Nadia Geerts : Oui, il y a clairement une division dans le monde laïque, entre (comme le pointe très justement Caroline Fourest) ceux qui sont prirotiairement antifascistes (et s’opposent donc au fascisme islamiste comme à tous les autres) et ceux qui sont prioritairement anticolonialistes (et promeuvent donc une alliance avec les forces les plus réactionnaires de l’islam contre l’impérialisme occidental). Il est ainsi assez édifiant de lire, sous la plume de certains intellectuels dits progressistes, un soutien inconditionnel au Hamas et au Hezbollah par exemple. Manifestement, certains laïques éprouvent beaucoup de difficultés à être aussi critiques envers le cléricalisme musulman qu’ils ne l’ont été et ne le restent envers le cléricalisme catholique, parce qu’en fonction d’une lecture marxiste de certaines problématiques sociétales, ils choisissent d’être inconditionnellement du côté de l’opprimé musulman. Or, il me semble que si, indéniablement, les populations d’origines immigrées sont encore fréquemment victimes de racisme, cela ne justifie pas le soutien inconditionnel à toutes les exigences religieuses de la frange la plus réactionnaire d’entre eux. Le discours d’extrême droite augmente encore la confusion en stigmatisant l’islam, attitude propice à l’amalgame qui consiste à dire que dès lors que l’extrême droite critique l’islam, toute personne critiquant les dérives fondamentalistes de cet islam est également raciste. Or, il y a infiniment plus de points communs entre le monde tel que le rêvent les intégristes de tous poils et les extrémistes de droite qu’entre la vision du monde des progressistes et celle des intégristes.

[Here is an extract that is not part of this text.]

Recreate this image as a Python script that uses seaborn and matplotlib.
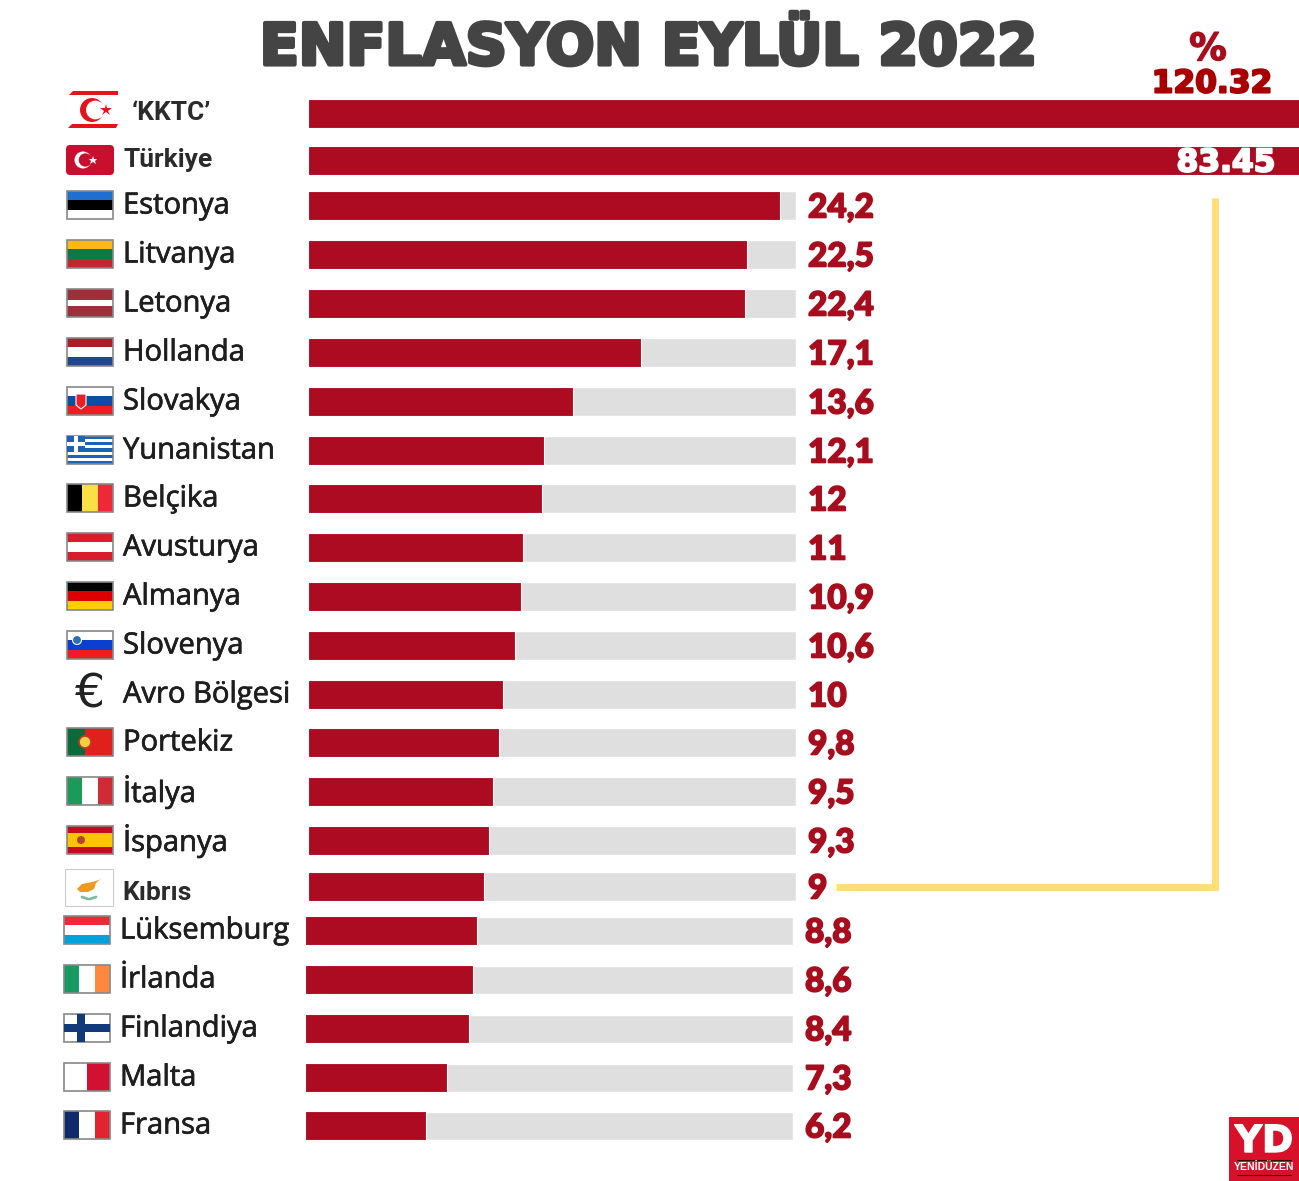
import matplotlib
matplotlib.use("Agg")
import matplotlib.pyplot as plt
import matplotlib.patheffects as pe
from matplotlib.patches import Rectangle, Circle, Polygon, FancyBboxPatch
import pandas as pd
import seaborn as sns

sns.set_theme(style="white")

RED = '#ad0b22'
GREY = '#dfdfdf'
VAL_RED = '#a80d1e'
INK = '#2b2b2b'
PX_PER_UNIT = 19.5
W, H = 1299, 1181

rows = [
    ("'KKTC'", 120.32, 113), ('Türkiye', 83.45, 160), ('Estonya', 24.2, 205),
    ('Litvanya', 22.5, 254), ('Letonya', 22.4, 303), ('Hollanda', 17.1, 352),
    ('Slovakya', 13.6, 401), ('Yunanistan', 12.1, 450), ('Belçika', 12, 498),
    ('Avusturya', 11, 547), ('Almanya', 10.9, 596), ('Slovenya', 10.6, 645),
    ('Avro Bölgesi', 10, 694), ('Portekiz', 9.8, 742), ('İtalya', 9.5, 791),
    ('İspanya', 9.3, 840), ('Kıbrıs', 9, 886), ('Lüksemburg', 8.8, 930),
    ('İrlanda', 8.6, 979), ('Finlandiya', 8.4, 1028), ('Malta', 7.3, 1077),
    ('Fransa', 6.2, 1125),
]
df = pd.DataFrame(rows, columns=['country', 'value', 'ypos'])
df['scale'] = 25

fig = plt.figure(figsize=(W / 100, H / 100), dpi=100, facecolor='white')

# the last five rows sit 3 px further left in the original layout
groups = [(df[df.ypos <= 886], 0), (df[df.ypos > 886], -3)]
for part, shift in groups:
    ax = fig.add_axes([shift / W, 0, 1, 1])
    ax.patch.set_alpha(0)
    spacing = part.ypos.diff().min()
    grey = part[part.value <= 25]
    sns.barplot(data=grey, x='scale', y='ypos', orient='y', native_scale=True,
                color=GREY, saturation=1, width=28 / spacing, ax=ax)
    sns.barplot(data=part, x='value', y='ypos', orient='y', native_scale=True,
                color=RED, saturation=1, width=29 / spacing, ax=ax,
                edgecolor='white', linewidth=0.8)
    ax.set_xlim(-308 / PX_PER_UNIT, 991 / PX_PER_UNIT)
    ax.set_ylim(H - 0.5, -0.5)
    ax.axis('off')

# pixel overlay for text, flags and logo
px = fig.add_axes([0, 0, 1, 1])
px.patch.set_alpha(0)
px.set_xlim(0, W)
px.set_ylim(H, 0)
px.axis('off')


def hflag(x, y, colors, w=46, h=28):
    n = len(colors)
    for i, c in enumerate(colors):
        px.add_patch(Rectangle((x, y - h / 2 + i * h / n), w, h / n, fc=c, lw=0))
    px.add_patch(Rectangle((x, y - h / 2), w, h, fc='none', ec='#888888', lw=1.2))


def vflag(x, y, colors, w=46, h=28):
    n = len(colors)
    for i, c in enumerate(colors):
        px.add_patch(Rectangle((x + i * w / n, y - h / 2), w / n, h, fc=c, lw=0))
    px.add_patch(Rectangle((x, y - h / 2), w, h, fc='none', ec='#888888', lw=1.2))


def crescent(cx, cy, r, bg, fg='white', star=None):
    px.add_patch(Circle((cx, cy), r, fc=fg, lw=0))
    px.add_patch(Circle((cx + r * 0.28, cy), r * 0.78, fc=bg, lw=0))
    px.plot([cx + r * 1.15], [cy], marker='*', ms=r * 0.75, color=star or fg, mew=0)


# KKTC
px.add_patch(Polygon([(73, 91), (118, 91), (118, 95), (69, 95)], fc='#e2141c', lw=0))
px.add_patch(Polygon([(72, 124), (118, 124), (116, 128), (68, 128)], fc='#e2141c', lw=0))
crescent(92, 110, 12, 'white', '#e2141c')
# Türkiye
px.add_patch(FancyBboxPatch((66, 145), 48, 30, boxstyle='round,pad=0,rounding_size=4', fc='#c8102e', lw=0))
crescent(83, 160, 8.5, '#c8102e')

hflag(67, 205, ['#1f6fd0', '#000000', '#ffffff'])
hflag(67, 254, ['#fdb913', '#0a7a4a', '#c1272d'])
hflag(67, 303, ['#9e3039', '#9e3039', '#ffffff', '#9e3039', '#9e3039'])
hflag(67, 352, ['#ae1c28', '#ffffff', '#21468b'])
hflag(67, 401, ['#ffffff', '#0b4ea2', '#ee1c25'])
px.add_patch(Polygon([(76, 394), (86, 394), (86, 405), (81, 409), (76, 405)], fc='#ee1c25', ec='white', lw=0.8))
hflag(67, 450, ['#1a63b8', '#ffffff'] * 4 + ['#1a63b8'])
px.add_patch(Rectangle((67, 436), 18, 16, fc='#1a63b8', lw=0))
px.add_patch(Rectangle((74, 436), 4, 16, fc='white', lw=0))
px.add_patch(Rectangle((67, 442), 18, 4, fc='white', lw=0))
vflag(67, 498, ['#000000', '#fae042', '#ed2939'])
hflag(67, 547, ['#d81e2c', '#ffffff', '#d81e2c'])
hflag(67, 596, ['#000000', '#dd0000', '#ffce00'])
hflag(67, 645, ['#ffffff', '#0a3fd0', '#ee1c25'])
px.add_patch(Circle((77, 640), 4.5, fc='#2d6db5', ec='white', lw=0.8))
px.text(90, 695, '€', fontsize=34, family='DejaVu Sans', color='#222222', ha='center', va='center')
vflag(67, 742, ['#0a6a3a', '#0a6a3a', '#e0201b', '#e0201b', '#e0201b'])
px.add_patch(Circle((85, 742), 6, fc='#f4d03f', ec='#c0392b', lw=1.2))
vflag(67, 791, ['#1c9b58', '#ffffff', '#ce2b37'])
hflag(67, 840, ['#c60b1e', '#ffc400', '#ffc400', '#c60b1e'])
px.add_patch(Circle((81, 840), 4, fc='#b5452a', lw=0))
# Kıbrıs
px.add_patch(Rectangle((65, 869), 48, 37, fc='white', ec='#cccccc', lw=0.8))
px.add_patch(Polygon([(77, 889), (82, 884), (92, 882), (99, 880), (103, 877), (96, 883), (94, 889),
                      (88, 892), (80, 892)], fc='#ee9a1f', lw=0))
px.plot([82, 88], [897, 899], color='#7fb9a0', lw=2)
px.plot([96, 90], [897, 899], color='#7fb9a0', lw=2)

hflag(64, 930, ['#ed2939', '#ffffff', '#00a1de'])
vflag(64, 979, ['#169b62', '#ffffff', '#ff883e'])
hflag(64, 1028, ['#ffffff', '#ffffff', '#ffffff'])
px.add_patch(Rectangle((64, 1024), 46, 8, fc='#123a7a', lw=0))
px.add_patch(Rectangle((77, 1014), 8, 28, fc='#123a7a', lw=0))
vflag(64, 1077, ['#ffffff', '#d21034'])
vflag(64, 1125, ['#0f2a6b', '#ffffff', '#e1242f'])

# country names
for row in df.itertuples():
    shift = -3 if row.ypos > 886 else 0
    name = row.country
    if name in ("'KKTC'", 'Türkiye', 'Kıbrıs'):
        label_x = {"'KKTC'": 132, 'Türkiye': 124, 'Kıbrıs': 122}[name]
        txt = name.replace("'KKTC'", '‘KKTC’')
        px.text(label_x, row.ypos + (0 if name != 'Kıbrıs' else 7), txt, family='Roboto',
                fontweight='bold', fontsize=19, color=INK, va='center')
    else:
        px.text(123 + shift, row.ypos + 1, name, family='Open Sans', fontweight='medium',
                fontsize=21, color='#1e1e1e', va='center',
                path_effects=[pe.withStroke(linewidth=0.5, foreground='#1e1e1e')])

# value labels
stroke = [pe.withStroke(linewidth=1.2, foreground=VAL_RED)]
for row in df.iloc[2:].itertuples():
    shift = -3 if row.ypos > 886 else 0
    label = f'{row.value:g}'.replace('.', ',')
    px.text(808 + shift, row.ypos + 3, label, family='Lato', fontweight='black', fontsize=24,
            color=VAL_RED, va='center', path_effects=stroke)

px.text(1226, 163, '83.45', family='DejaVu Sans', fontweight='bold', fontsize=22.5, color='white',
        ha='center', va='center', path_effects=[pe.withStroke(linewidth=1.5, foreground='white')])
px.text(1212, 84, '120.32', family='DejaVu Sans', fontweight='bold', fontsize=22.5, color='#a80000',
        ha='center', va='center', path_effects=[pe.withStroke(linewidth=1.5, foreground='#a80000')])
px.text(1208, 50, '%', family='DejaVu Sans', fontweight='bold', fontsize=27, color=VAL_RED,
        ha='center', va='center', path_effects=[pe.withStroke(linewidth=1, foreground=VAL_RED)])

# title
px.text(649, 49, 'ENFLASYON EYLÜL 2022', family='DejaVu Sans', fontweight='bold', fontsize=41,
        color='#444444', ha='center', va='center',
        path_effects=[pe.withStroke(linewidth=3, foreground='#444444')])

# yellow bracket from Kıbrıs up to the top rows
px.plot([836, 1215, 1215], [887, 887, 198], color='#ffdd77', lw=5, solid_joinstyle='miter', solid_capstyle='butt')

# logo
px.add_patch(Rectangle((1229, 1117), 70, 64, fc='#d8112a', lw=0))
px.text(1264, 1142, 'YD', family='DejaVu Sans', fontweight='bold', fontsize=27, color='white',
        ha='center', va='center', path_effects=[pe.withStroke(linewidth=1, foreground='white')])
px.plot([1237, 1291], [1160, 1160], color='#3a0a0a', lw=0.8)
px.plot([1237, 1291], [1175, 1175], color='#3a0a0a', lw=0.8)
px.text(1264, 1167.5, 'YENİDÜZEN', family='Liberation Sans', fontweight='bold', fontsize=7.5,
        color='white', ha='center', va='center')

plt.savefig('out.png', dpi=100)
plt.close()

Hakim Arabdiou :  Ne pensez-vous pas que les laïques et les féministes en Occident n’évoquent pas suffisamment la grande majorité des musulmanes dans leurs pays, ou en Occident, qui  refusent de porter le hidjab ; que beaucoup le portent sous la contrainte ou le matraquage idéologique ; et qu’une très grande partie parmi celles qui le portent ne respectent pas l’objectif assigné à cet habit, qui est de contrôler leur sexualité et de les priver de certains droits sociaux.

Nadia Geerts : C’est évident. Tout comme il est évident que l’argument "culturel" ne tient pas pour justifier le port du voile : les voiles sombres et enveloppants qu’on voit de plus en plus se propager dans les rues de Belgique n’ont rien de commun avec le voile traditionnel que portaient les Marocaines : c’est un code vestimentaire directement importé d’Arabie Saoudite, et dont la volonté est clairement de mettre la femme sous contrôle. Actuellement, on monte en épingle le discours de quelques femmes ou jeunes filles qui prétendent que "leur voile, c’est leur choix", mais on passe sous silence le fait que, partout dans le monde musulman, le voile est le premier instrument des islamistes pour imposer leurs codes sociétaux, ce dont nombre de femmes de ces pays sont parfaitement conscientes. Personnellement, je n’ai rien contre les femmes qui choisissent librement de porter le voile. Mais il faut bien comprendre que dans le cadre scolaire, on ne peut, contrairement à ce que prétend une certaine frange de la gauche, défendre à la fois le droit des filles à porter le voile et leur droit de ne pas le porter. Les règles qui prévalent à l’intérieur des établissements scolaires devant nécessairement valoir pour toutes, on ne peut que choisir entre soutenir le droit des filles à porter leur voile (en abandonnant alors celles qui le portent sous la contrainte) et soutenir le droit de celles qui voudraient se débarrasser de leur voile, au moins dans l’espace émancipateur de l’école. Personnellement, entre ces deux attitudes, mon choix est fait.